I am still an introvert; a loner by choice. My conversation is fine if I have something to talk about: it’s information, not lubrication. I enjoy beauty, laugh at jokes, love children, whom I see as human puppies. Because I want a future for them, and a future worth living in, I’m a passionate environmental and humanitarian activist, and a Professional Grandfather.
I end up on the committee of every group I join, and revel in the fact that, wherever I go, people value my help and advice. In my one remaining paying activity, I am as much a teacher as an editor, doing my best to give more value than the money I receive. Everything I do is aimed at transforming a global culture of greed and conflict into one of compassion and cooperation, for two reasons: it’s a better world to live in, and it’s the path to survival for all complex life on earth. This gives me meaning and purpose, which in turn makes life worthwhile, whatever happens to me personally. I follow Mother Teresa’s advice to help one person at a time, and to choose the one nearest to me.
I get a lot of pleasure out of physical exercise, though it’s a mere shadow of what I could do ten years ago. And writing is the chocolate icing on the cake of life.
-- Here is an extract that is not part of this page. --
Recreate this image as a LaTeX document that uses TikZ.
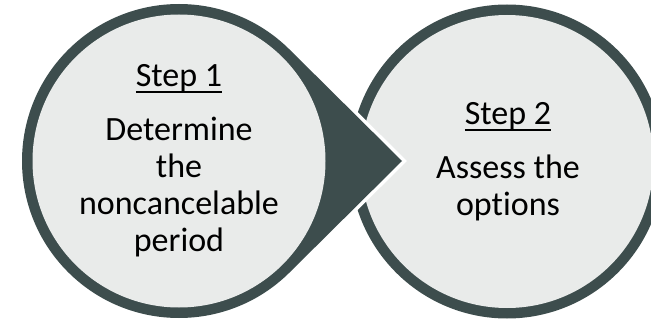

As a depressed young fellow, I compulsively helped others, as a distraction from my own woes, and I guess to try to buy affection and belonging. Now, I am of service to others, the only reason being that it gives me satisfaction. The more you give, the more you get. Decades ago, I replaced thoughts like “Oh, I wish I was dead!” with a different kind: “It’s OK if I die tonight, and it’s OK if I live another twenty years. It’s how well, not how long.” I’d still be happy not to be a human, on this crazy planet, being forced to witness all the suffering, but this is compassion for others, not sadness for myself.